We have never shied away from debate or reality, and we will continue to do so. Our raison d'être is journalism. Neither propaganda, nor unanimity, nor silence.

Thanks to our readers and subscribers. You are the driving force behind our work. You have always understood that quality information is not free and that quality journalism is a democratic asset. Your support makes us freer.

Listening to those who have no voice

A basic function of journalism is to give a voice to the voiceless, and today's newspaper is an example. In Catalonia this year seven women were murdered by their current or former partners (five more women were murdered by men they were not in a relationship with). These are people who are part of a sinister statistic but who have names and surnames, and who had hopes and children, parents, siblings and friends who today are also victims of violence and who will have to manage their loss for the rest of their lives.
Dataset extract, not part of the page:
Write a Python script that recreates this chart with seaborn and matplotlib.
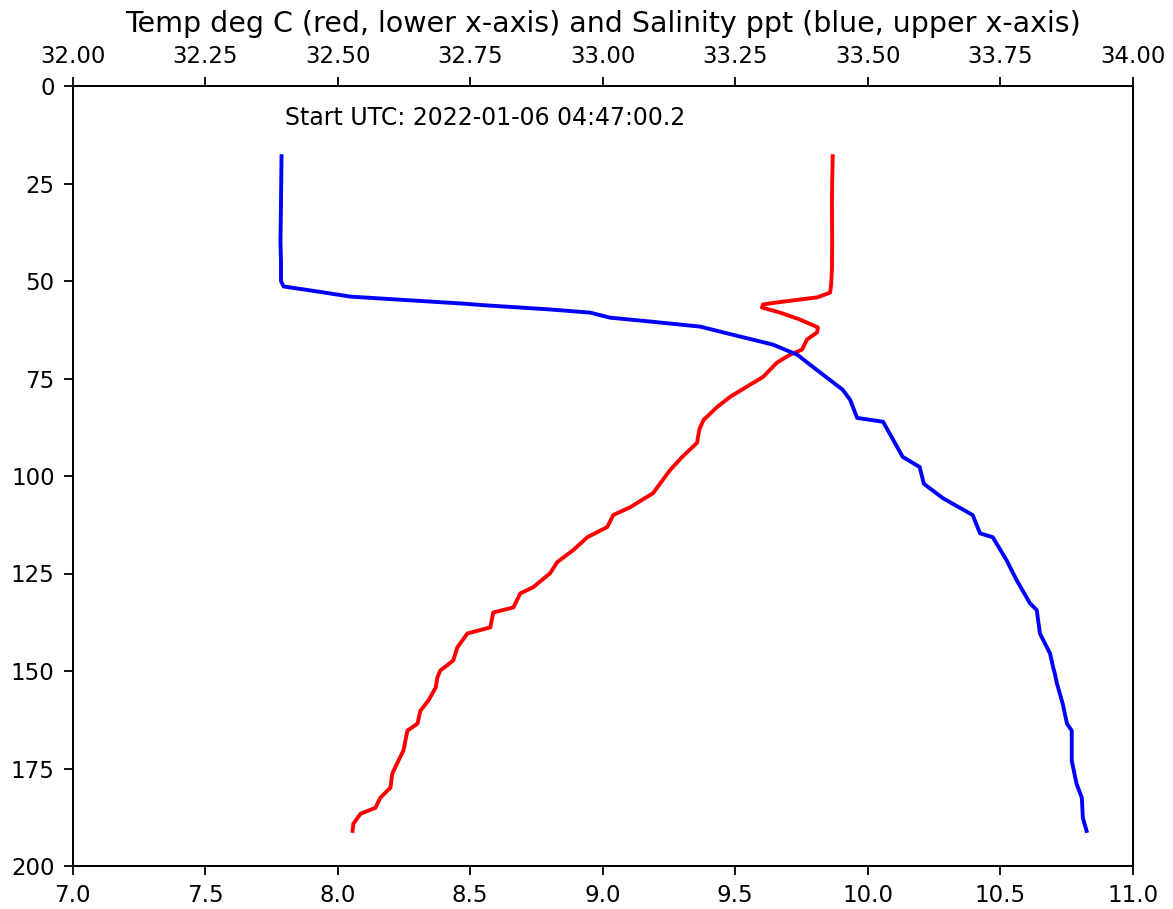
import matplotlib
matplotlib.use("Agg")
import matplotlib.pyplot as plt
import seaborn as sns
import numpy as np
import pandas as pd
from matplotlib.ticker import FormatStrFormatter, MultipleLocator

# Temperature profile (deg C) vs depth
temp_depth = [18, 25, 30, 40, 47, 51, 53, 54.2, 55.3, 56.0, 56.8, 58.1, 59.9, 61.9, 63.2,
              65.0, 67.6, 68.9, 70.9, 74.6, 76.6, 79.7, 82.3, 85.6, 88, 91.5, 95.1, 98.5,
              104.4, 108.0, 110.0, 113.1, 115.7, 119.0, 122.1, 124.9, 128.5, 130.1, 133.7,
              135.0, 138.8, 140.4, 144.0, 147.3, 149.9, 151.7, 154.2, 157.6, 160.2, 163.5,
              165.3, 170.4, 173.0, 176.3, 179.9, 182.5, 185.1, 186.6, 189.2, 191.0]
temp_vals = [9.868, 9.866, 9.865, 9.866, 9.865, 9.862, 9.858, 9.809, 9.680, 9.605, 9.601,
             9.669, 9.745, 9.812, 9.809, 9.771, 9.752, 9.707, 9.658, 9.605, 9.556, 9.481,
             9.432, 9.381, 9.365, 9.356, 9.300, 9.254, 9.190, 9.104, 9.040, 9.017, 8.942,
             8.889, 8.828, 8.802, 8.738, 8.689, 8.663, 8.587, 8.576, 8.489, 8.451, 8.436,
             8.387, 8.376, 8.370, 8.342, 8.312, 8.301, 8.263, 8.248, 8.229, 8.206, 8.199,
             8.161, 8.142, 8.086, 8.059, 8.056]

# Salinity profile (ppt) vs depth
sal_depth = [18, 30, 40, 45, 50, 51.4, 52.7, 54.0, 54.8, 55.8, 56.2, 57.3, 58.1, 59.4, 60.4,
             61.7, 63.8, 66.3, 68.9, 72.8, 77.9, 80.5, 85.1, 86.1, 90.7, 95.1, 97.7, 102.0,
             105.7, 106.7, 110.0, 114.7, 115.7, 121.6, 126.7, 132.6, 134.4, 140.4, 145.5,
             149.1, 150.6, 153.2, 158.4, 163.5, 165.3, 173.0, 178.9, 182.5, 187.7, 191.0]
sal_vals = [32.394, 32.393, 32.392, 32.393, 32.393, 32.398, 32.462, 32.524, 32.618, 32.737,
            32.775, 32.901, 32.976, 33.014, 33.090, 33.184, 33.246, 33.321, 33.367, 33.404,
            33.453, 33.467, 33.480, 33.529, 33.548, 33.566, 33.598, 33.606, 33.642, 33.655,
            33.698, 33.712, 33.736, 33.762, 33.781, 33.806, 33.819, 33.825, 33.844, 33.850,
            33.853, 33.857, 33.868, 33.876, 33.885, 33.885, 33.894, 33.904, 33.906, 33.913]

title = "Temp deg C (red, lower x-axis) and Salinity ppt (blue, upper x-axis)"
start_label = "Start UTC: 2022-01-06 04:47:00.2"

df_t = pd.DataFrame({"depth": temp_depth, "temp": temp_vals})
df_s = pd.DataFrame({"depth": sal_depth, "sal": sal_vals})

plt.rcParams.update({
    "font.family": "DejaVu Sans",
    "font.size": 16,
    "axes.linewidth": 1.3,
    "xtick.major.size": 6.5,
    "ytick.major.size": 6.5,
    "xtick.major.width": 1.3,
    "ytick.major.width": 1.3,
    "xtick.major.pad": 6.5,
    "ytick.major.pad": 6.5,
    "xtick.labelsize": 16.5,
    "ytick.labelsize": 16.5,
})

fig = plt.figure(figsize=(11.73, 9.09), dpi=100)
ax = fig.add_axes([72.7 / 1173, 1 - 866 / 909, (1132.7 - 72.7) / 1173, (866 - 86) / 909])

sns.lineplot(data=df_t, x="temp", y="depth", sort=False, estimator=None,
             color="red", linewidth=2.8, ax=ax)
ax.set_xlim(7.0, 11.0)
ax.set_ylim(200, 0)
ax.xaxis.set_major_locator(MultipleLocator(0.5))
ax.xaxis.set_major_formatter(FormatStrFormatter("%.1f"))
ax.yaxis.set_major_locator(MultipleLocator(25))
ax.set_xlabel("")
ax.set_ylabel("")
ax.text(7.8, 10, start_label, fontsize=17)

ax2 = ax.twiny()
sns.lineplot(data=df_s, x="sal", y="depth", sort=False, estimator=None,
             color="blue", linewidth=2.8, ax=ax2)
ax2.set_xlim(32.0, 34.0)
ax2.set_ylim(200, 0)
ax2.xaxis.set_major_locator(MultipleLocator(0.25))
ax2.xaxis.set_major_formatter(FormatStrFormatter("%.2f"))
ax2.set_xlabel("")
ax2.set_ylabel("")
ax2.set_title(title, fontsize=20.5, pad=9)

fig.savefig("out.png", dpi=100)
They have helped us to reconstruct the stories of the murdered women to try to understand what kind of society we live in and the way women's dignity is undermined. Gender violence is transversal and affects women from all walks of life, from all educational and economic levels. It is a plague made of humiliation and subtle violence that ends up undermining personal freedom, economic autonomy, the ability to make autonomous decisions. All the witnesses express frustration, agree that today they would not try to normalise what is not normal, that they would intervene first by denouncing the anomaly. Humiliation is not normal, nor is domination, nor control, nor lack of respect; even less so the beatings, the abuses of power that undermine women's self-esteem and make them victims trapped in a web from which they think they will not be able to escape. Society's obligation is to help them escape harassment and not tolerate what is intolerable. Our silences also kill, and having a safe society for women is everyone's responsibility.